Monday, March 21, 2011

Nancy Drew and other heroines


One of my first book series that I enjoyed was Nancy Drew. After reading a couple of them I used to look for adventure. I remember one time my sister Jeanette and I decided that the way to find adventure was to follow the creek to its source. We set out on a Saturday morning and walked for what seemed like miles. We went under the busy New Street using the sewer pipe and walked past homes that were definitely “in the country”, probably acreages as we would call them today. Eventually the creek started to get soggy and undefined and a dog was barking on a leash which scared us enough to turn around and go home. Our reward for all that walking was the usual “soakers” and a scolding from our mother. At the end of it we were very dissatisfied with our adventure. At the very least we were hoping to discover treasure, a body, some kind of mystery. After all that’s how it always ended with Nancy.

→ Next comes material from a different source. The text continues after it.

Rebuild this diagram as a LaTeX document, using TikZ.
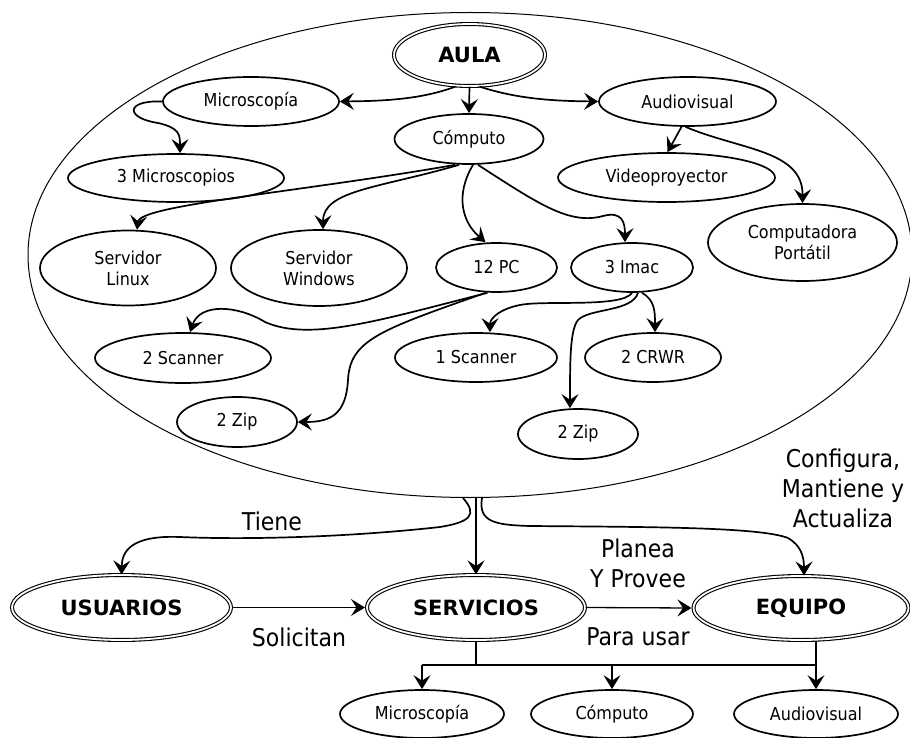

Have you noticed how some people seem to always find themselves in a situation? The only situations I find myself in are the ridiculous kind, no the mysterious ones. Like going to work without my skirt or coming home to a bunch of massacred chickens. Actually the latter was kind of mysterious. The chickens were lying in the yard, dead. The odd thing about them was that they were all flat as a pancake. Not normal. I wondered if weasels, since I thought it was weasels that had killed the chickens, sucked their blood. Well, when I mentioned this at work the salesmen all started laughing and describing the weasels as vampires. I hadn’t seen a weasel until a few years later, but that’s another story! The point being that I was simply ignorant about weasels and wondered why the chickens would be so flat? I still haven’t solved that mystery.

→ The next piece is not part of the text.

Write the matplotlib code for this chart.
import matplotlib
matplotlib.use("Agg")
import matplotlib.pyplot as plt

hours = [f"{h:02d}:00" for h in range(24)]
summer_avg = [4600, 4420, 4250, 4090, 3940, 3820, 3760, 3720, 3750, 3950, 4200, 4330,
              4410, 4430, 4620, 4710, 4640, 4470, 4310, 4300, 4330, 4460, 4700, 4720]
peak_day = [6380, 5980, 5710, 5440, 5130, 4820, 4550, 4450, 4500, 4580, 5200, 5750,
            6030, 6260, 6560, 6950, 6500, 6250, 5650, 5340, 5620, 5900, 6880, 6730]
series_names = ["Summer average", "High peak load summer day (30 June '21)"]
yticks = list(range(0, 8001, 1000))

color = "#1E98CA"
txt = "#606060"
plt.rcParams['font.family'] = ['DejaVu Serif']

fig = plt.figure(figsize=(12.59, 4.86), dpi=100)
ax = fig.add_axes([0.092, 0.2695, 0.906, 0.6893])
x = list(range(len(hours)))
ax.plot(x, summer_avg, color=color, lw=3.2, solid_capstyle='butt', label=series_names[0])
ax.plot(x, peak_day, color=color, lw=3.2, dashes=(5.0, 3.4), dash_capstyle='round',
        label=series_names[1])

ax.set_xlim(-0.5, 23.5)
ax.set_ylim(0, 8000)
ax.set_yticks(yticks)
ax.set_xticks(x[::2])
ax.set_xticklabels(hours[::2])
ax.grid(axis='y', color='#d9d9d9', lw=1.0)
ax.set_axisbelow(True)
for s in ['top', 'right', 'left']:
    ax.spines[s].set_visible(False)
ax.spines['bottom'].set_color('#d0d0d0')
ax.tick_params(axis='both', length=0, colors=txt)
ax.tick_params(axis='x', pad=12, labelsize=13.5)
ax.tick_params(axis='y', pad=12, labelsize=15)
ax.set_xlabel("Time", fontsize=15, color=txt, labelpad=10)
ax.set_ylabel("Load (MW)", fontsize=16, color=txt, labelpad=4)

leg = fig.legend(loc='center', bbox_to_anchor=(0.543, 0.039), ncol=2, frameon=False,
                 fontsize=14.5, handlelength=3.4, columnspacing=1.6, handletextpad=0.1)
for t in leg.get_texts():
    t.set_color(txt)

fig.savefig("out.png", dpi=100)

I was quite shattered as a young woman when I read that Carolyn Keene was a fictitious identity for a series of writers of Nancy Drew. Carolyn Keene was a syndicate! But that did explain the inconsistencies in the books. One time Nancy was a blonde and then she became titian haired (as in strawberry blonde). George was supposed to be the tomboy but Nancy kept winning all the athletic competitions. And George would always chicken out before Nancy. After a while those discrepancies were bothering me. But for a few years Nancy was exciting reading and even today I love a mystery. In a way Nancy kind of grew up to be Jessica Fletcher of Murder, She Wrote!


Now what kind of adventure can I find today? Hmmm. There’s always the bus ride. I really hope that we don’t have to stand on the side of the road this morning when the bus breaks down. You see, we are breaking in a new bus and inevitably there is a reason WHY the bus was such a good buy. Will Greg ever learn?